# start of TASK INPUT

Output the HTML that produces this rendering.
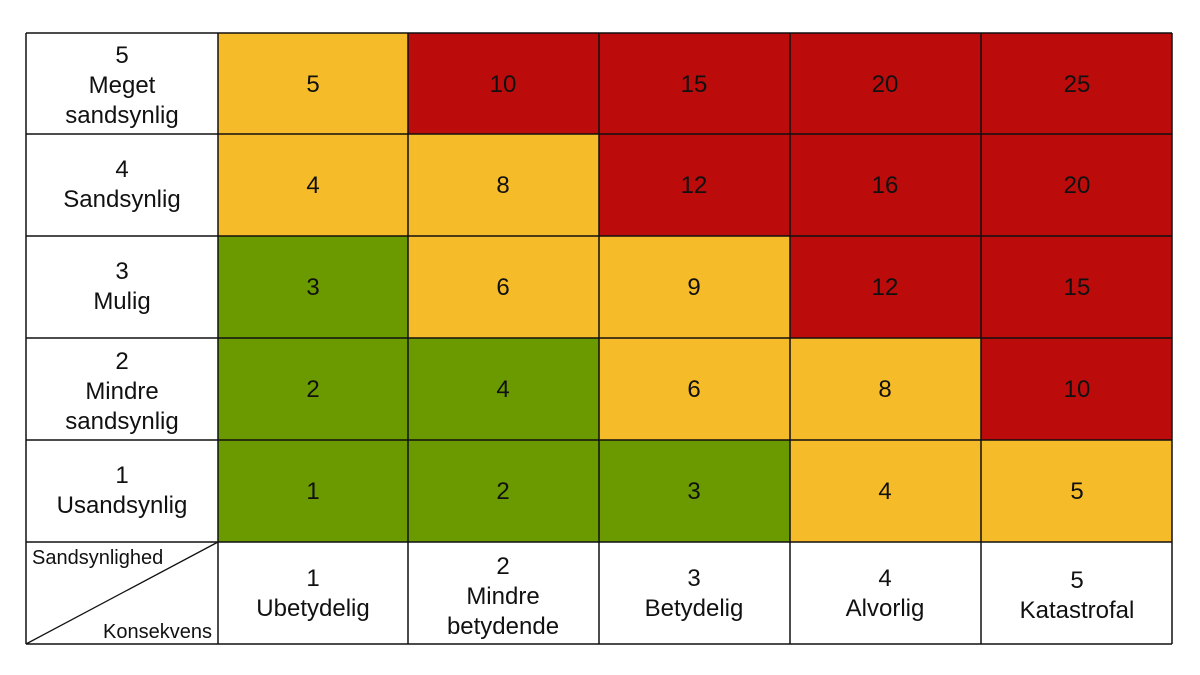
<!DOCTYPE html>
<html><head><meta charset="utf-8"><style>body{margin:0;background:#fff}svg{display:block}text{font-family:"Liberation Sans",sans-serif;fill:#111;font-size:24px;text-anchor:middle}</style></head>
<body>
<svg width="1200" height="675" viewBox="0 0 1200 675">
<rect x="218" y="33" width="190" height="101" fill="#F5BB28"/>
<rect x="408" y="33" width="764" height="101" fill="#BB0B0B"/>
<rect x="218" y="134" width="381" height="102" fill="#F5BB28"/>
<rect x="599" y="134" width="573" height="102" fill="#BB0B0B"/>
<rect x="218" y="236" width="190" height="102" fill="#6A9A00"/>
<rect x="408" y="236" width="382" height="102" fill="#F5BB28"/>
<rect x="790" y="236" width="382" height="102" fill="#BB0B0B"/>
<rect x="218" y="338" width="381" height="102" fill="#6A9A00"/>
<rect x="599" y="338" width="382" height="102" fill="#F5BB28"/>
<rect x="981" y="338" width="191" height="102" fill="#BB0B0B"/>
<rect x="218" y="440" width="572" height="102" fill="#6A9A00"/>
<rect x="790" y="440" width="382" height="102" fill="#F5BB28"/>

<g stroke="#111" stroke-width="1.5">
<line x1="26" y1="33" x2="26" y2="644"/><line x1="218" y1="33" x2="218" y2="644"/>
<line x1="408" y1="33" x2="408" y2="644"/><line x1="599" y1="33" x2="599" y2="644"/>
<line x1="790" y1="33" x2="790" y2="644"/><line x1="981" y1="33" x2="981" y2="644"/>
<line x1="1172" y1="33" x2="1172" y2="644"/>
<line x1="26" y1="33" x2="1172" y2="33"/><line x1="26" y1="134" x2="1172" y2="134"/>
<line x1="26" y1="236" x2="1172" y2="236"/><line x1="26" y1="338" x2="1172" y2="338"/>
<line x1="26" y1="440" x2="1172" y2="440"/><line x1="26" y1="542" x2="1172" y2="542"/>
<line x1="26" y1="644" x2="1172" y2="644"/>
<line x1="26" y1="644" x2="218" y2="542" stroke-width="1.3"/>
</g>

<text x="313" y="92">5</text><text x="503" y="92">10</text><text x="694" y="92">15</text><text x="885" y="92">20</text><text x="1077" y="92">25</text>
<text x="313" y="193">4</text><text x="503" y="193">8</text><text x="694" y="193">12</text><text x="885" y="193">16</text><text x="1077" y="193">20</text>
<text x="313" y="295">3</text><text x="503" y="295">6</text><text x="694" y="295">9</text><text x="885" y="295">12</text><text x="1077" y="295">15</text>
<text x="313" y="397">2</text><text x="503" y="397">4</text><text x="694" y="397">6</text><text x="885" y="397">8</text><text x="1077" y="397">10</text>
<text x="313" y="499">1</text><text x="503" y="499">2</text><text x="694" y="499">3</text><text x="885" y="499">4</text><text x="1077" y="499">5</text>

<text x="122" y="63">5</text><text x="122" y="93">Meget</text><text x="122" y="123">sandsynlig</text>
<text x="122" y="177">4</text><text x="122" y="207">Sandsynlig</text>
<text x="122" y="279">3</text><text x="122" y="309">Mulig</text>
<text x="122" y="369">2</text><text x="122" y="399">Mindre</text><text x="122" y="429">sandsynlig</text>
<text x="122" y="483">1</text><text x="122" y="513">Usandsynlig</text>

<text x="313" y="586">1</text><text x="313" y="616">Ubetydelig</text>
<text x="503" y="574">2</text><text x="503" y="604">Mindre</text><text x="503" y="634">betydende</text>
<text x="694" y="586">3</text><text x="694" y="616">Betydelig</text>
<text x="885" y="586">4</text><text x="885" y="616">Alvorlig</text>
<text x="1077" y="588">5</text><text x="1077" y="618">Katastrofal</text>

<text x="32" y="564" style="font-size:20px;text-anchor:start">Sandsynlighed</text>
<text x="212" y="638" style="font-size:20px;text-anchor:end">Konsekvens</text>
</svg>
</body></html>
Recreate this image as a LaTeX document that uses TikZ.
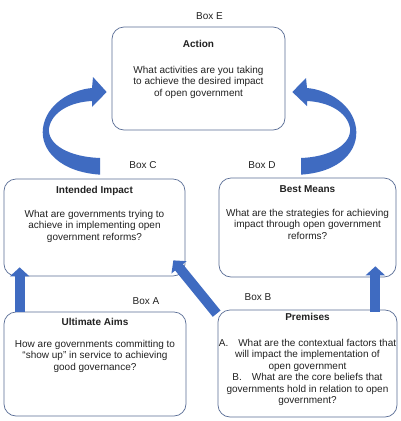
\documentclass[tikz,border=0pt]{standalone}
\usepackage{fontspec}
\setmainfont{Liberation Sans}
\usetikzlibrary{arrows.meta, positioning, calc}
\definecolor{arrowblue}{HTML}{3F6BC1}
\definecolor{boxline}{HTML}{5A6E96}
\definecolor{txtdark}{HTML}{222222}

\begin{document}
\begin{tikzpicture}[
  x=1pt, y=-1pt,
  box/.style={draw=boxline, line width=0.7pt, rounded corners=12pt, fill=white},
  boxtitle/.style={font=\fontsize{10}{11}\selectfont\bfseries, text=txtdark,
    inner sep=0pt, text height=7pt, text depth=2pt},
  boxtext/.style={font=\fontsize{10}{11.5}\selectfont, text=txtdark,
    align=center, inner sep=0pt},
  boxlabel/.style={font=\fontsize{10}{11}\selectfont, text=txtdark,
    inner sep=0pt, text height=7pt, text depth=2pt},
  blockarrow/.style={arrowblue, line width=10pt, -{Triangle[length=9pt, width=19pt]}},
  curvearrow/.style={fill=arrowblue, draw=none},
]

% Canvas
\useasboundingbox[fill=white] (0,0) rectangle (401,421);

% === Box E ===
\node[box, minimum width=173pt, minimum height=103pt] (boxE) at (198.5,78.5) {};
\node[boxlabel, above=4.5pt of boxE.north, xshift=11pt] (labE) {Box E};
\node[boxtitle, below=13.5pt of boxE.north] (actT) {Action};
\node[boxtext, below=16pt of actT] (actB)
  {What activities are you taking\\to achieve the desired impact\\of open government};

% === Box C ===
\node[box, minimum width=181pt, minimum height=97pt] (boxC) at (94.5,227.5) {};
\node[boxlabel, above=7.5pt of boxC.north, xshift=48.5pt] (labC) {Box C};
\node[boxtitle, below=7.5pt of boxC.north] (impT) {Intended Impact};
\node[boxtext, below=14pt of impT] (impB)
  {What are governments  trying to\\achieve in implementing open\\government  reforms?};

% === Box D ===
\node[box, minimum width=177pt, minimum height=99pt] (boxD) at (307.5,227.5) {};
\node[boxlabel, above=6.5pt of boxD.north, xshift=-45.5pt] (labD) {Box D};
\node[boxtitle, below=7.5pt of boxD.north] (meaT) {Best Means};
\node[boxtext, below=14pt of meaT] (meaB)
  {What are the strategies for achieving\\impact through open government\\reforms?};

% === Box A ===
\node[box, minimum width=182pt, minimum height=104pt] (boxA) at (95,364) {};
\node[boxlabel, above=4.5pt of boxA.north, xshift=51pt] (labA) {Box A};
\node[boxtitle, below=6.5pt of boxA.north] (aimT) {Ultimate Aims};
\node[boxtext, below=12pt of aimT] (aimB)
  {How are governments  committing to\\``show up'' in service  to achieving\\good governance?};

% === Box B ===
\node[box, minimum width=179pt, minimum height=107pt] (boxB) at (307.5,363.5) {};
\node[boxlabel, above=6.5pt of boxB.north, xshift=-49.5pt] (labB) {Box B};
\node[boxtitle, below=3.5pt of boxB.north] (preT) {Premises};
\node[boxtext, below=16pt of preT] (preB)
  {A.\quad What are the contextual factors that\\will impact the implementation of\\open government\\
   B.\quad What are the core beliefs that\\governments  hold in relation to open\\government?};

% === Straight arrows ===
\coordinate (aTail) at ($(boxA.north west)+(16,0)$);
\coordinate (cTipA) at ($(boxC.south west)+(16,-9)$);
\draw[blockarrow] (aTail) -- (cTipA);

\coordinate (bTail) at ($(boxB.north west)+(-1,4)$);
\coordinate (cTipB) at ($(boxC.south east)+(-12,-16)$);
\draw[blockarrow] (bTail) -- (cTipB);

\coordinate (bTailD) at ($(boxB.north east)+(-22,2)$);
\coordinate (dTip) at ($(boxD.south east)+(-21,-11)$);
\draw[blockarrow] (bTailD) -- (dTip);

% === Curved arrows into Box E ===
% tail is wide, band thins round the bend, head points at Box E
\coordinate (cTail) at ($(boxC.north)+(5.5,-4)$);
\coordinate (eTipL) at ($(boxE.west)+(-5,13.5)$);
\fill[curvearrow] (cTail) .. controls (60,172) and (40,150) .. (43,128)
  .. controls (46,105) and (70,90) .. (92,88) -- (93,77) -- (eTipL)
  -- (92,107) -- (92,101) .. controls (70,102) and (52,112) .. (49,128)
  .. controls (47,145) and (70,157) .. (100,158) -- cycle;

\coordinate (dTail) at ($(boxD.north)+(-6.5,-3)$);
\coordinate (eTipR) at ($(boxE.east)+(7,13.5)$);
\fill[curvearrow] (dTail) .. controls (341,172) and (359,150) .. (356,128)
  .. controls (353,105) and (329,90) .. (307,88) -- (306,78) -- (eTipR)
  -- (307,106) -- (307,101) .. controls (329,102) and (347,112) .. (350,128)
  .. controls (352,145) and (329,157) .. (301,158) -- cycle;

\end{tikzpicture}
\end{document}
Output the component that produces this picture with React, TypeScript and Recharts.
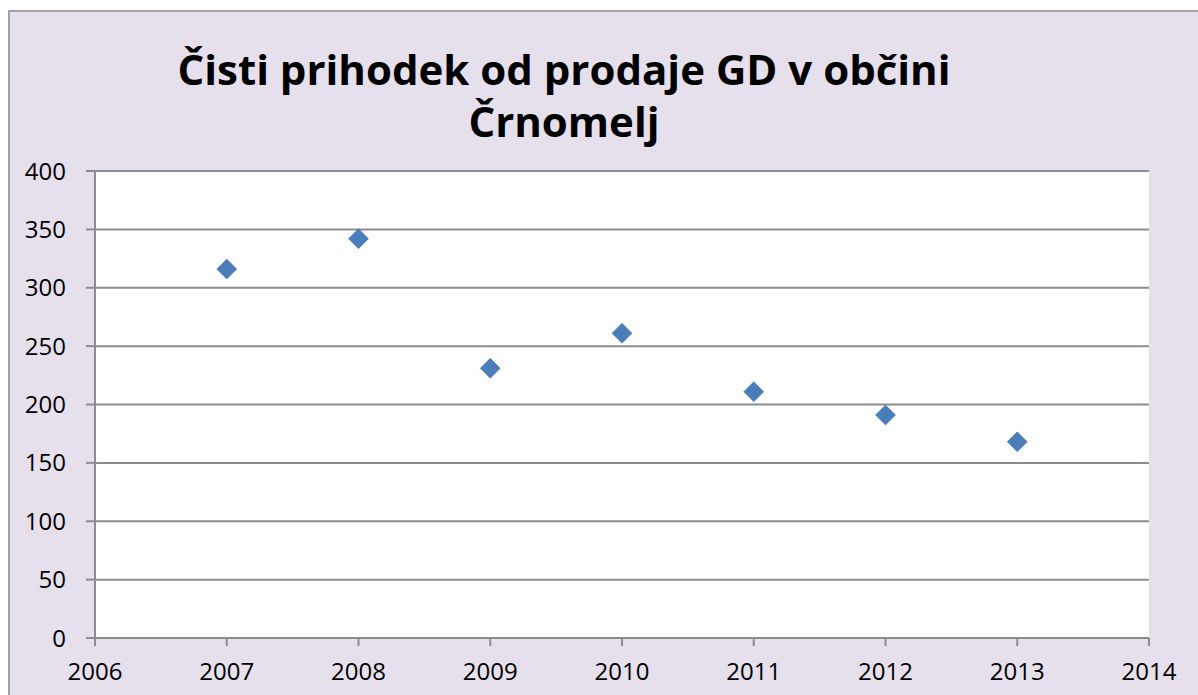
import { ScatterChart, Scatter, XAxis, YAxis, CartesianGrid } from 'recharts'

const years = [2007, 2008, 2009, 2010, 2011, 2012, 2013]
const revenue = [316, 342, 231, 261, 211, 191, 168]
const xTicks = [2006, 2007, 2008, 2009, 2010, 2011, 2012, 2013, 2014]
const yTicks = [0, 50, 100, 150, 200, 250, 300, 350, 400]

const data = years.map((year, i) => ({ year, value: revenue[i] }))

const Diamond = (props: any) => {
  const { cx, cy } = props
  const r = 10
  return (
    <polygon
      points={`${cx},${cy - r} ${cx + r},${cy} ${cx},${cy + r} ${cx - r},${cy}`}
      fill="#4A7EBB"
      stroke="#3F6FA8"
      strokeWidth={0.5}
    />
  )
}

const axisColor = '#8C8C8C'
const tickFont = { fontFamily: 'Open Sans', fontSize: 24, fill: '#000' }

export default function App() {
  return (
    <div
      style={{
        position: 'fixed',
        left: 8,
        top: 10,
        width: 1190,
        height: 685,
        boxSizing: 'border-box',
        background: '#E5E0EC',
        borderTop: '2px solid #A0A0A0',
        borderLeft: '2px solid #A0A0A0',
      }}
    >
      <div
        style={{
          position: 'absolute',
          left: 0,
          top: 31,
          width: 1108,
          textAlign: 'center',
          fontFamily: 'Open Sans',
          fontWeight: 700,
          fontSize: 42,
          lineHeight: '52px',
          color: '#000',
        }}
      >
        Čisti prihodek od prodaje GD v občini
        <br />
        Črnomelj
      </div>
      <ScatterChart width={1188} height={683} margin={{ top: 159, right: 49, bottom: 17, left: 25 }}>
        <CartesianGrid vertical={false} stroke={axisColor} strokeWidth={2} fill="#fff" fillOpacity={1} />
        <XAxis
          type="number"
          dataKey="year"
          domain={[2006, 2014]}
          ticks={xTicks}
          interval={0}
          stroke={axisColor}
          strokeWidth={2}
          tickSize={8}
          tickMargin={17}
          height={40}
          tick={tickFont}
        />
        <YAxis
          type="number"
          dataKey="value"
          domain={[0, 400]}
          ticks={yTicks}
          interval={0}
          stroke={axisColor}
          strokeWidth={2}
          tickSize={9}
          tickMargin={20}
          width={60}
          tick={tickFont}
        />
        <Scatter data={data} shape={<Diamond />} isAnimationActive={false} />
      </ScatterChart>
    </div>
  )
}
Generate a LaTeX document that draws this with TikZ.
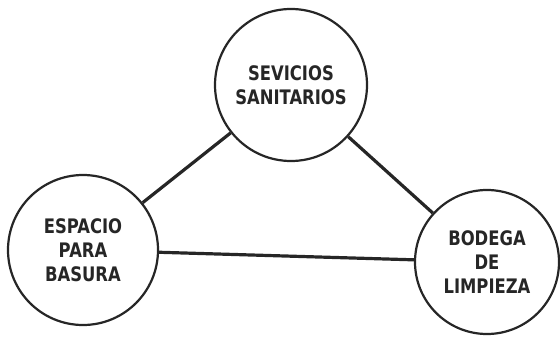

# end of TASK INPUT

> WHAT THE EXERCISE ASKS
Count how many lines above contain the word "that". Reply with the number alone.

> FINAL RESULT
6